Skip to main content
Configure how your agent sounds — the voice, speaking speed, and speech recognition.

Text-to-Speech (TTS)

The TTS provider converts the agent’s text responses into spoken audio.

Providers

ProviderVoicesNotes
Cartesia10+ voicesDefault. High quality, fast.
ElevenLabsMultiplePremium voice quality, custom voice cloning
Gemini LivePuck, Fenrir, etc.Only with Gemini Live LLM
OpenAI Realtimemarin, etc.Only with OpenAI Realtime LLM

Voice selection

Each provider offers a set of predefined voices. Select from the dropdown in the agent detail page. Custom voice: If you have a custom voice model (e.g., a cloned voice on ElevenLabs), enter the voice UUID in the custom voice ID field.

Speaking rate

Adjust how fast the agent speaks:
RateEffect
0.5Very slow
1.0Normal speed (default)
1.5Noticeably faster
2.0Maximum speed
Note: Speaking rate is not adjustable for Native Realtime providers (Gemini Live, OpenAI Realtime).

Speech-to-Text (STT)

The STT provider transcribes the caller’s speech into text for the LLM.
ProviderNotes
DeepgramDefault.
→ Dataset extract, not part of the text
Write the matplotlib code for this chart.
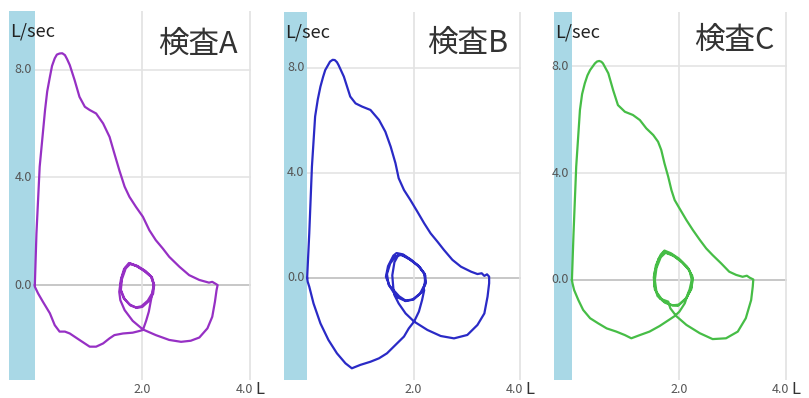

Fast and accurate for German and English.
ElevenLabsGood multilingual support
MistralAlternative option
Note: STT is not configurable for Native Realtime LLMs — they have built-in speech recognition.

Who can edit

RoleVoice/TTSSpeaking RateSTT
Super-Admin / Dev-AdminFullFullFull
Client-AdminFullFullHidden
Client-EmployeeRead-onlyRead-onlyHidden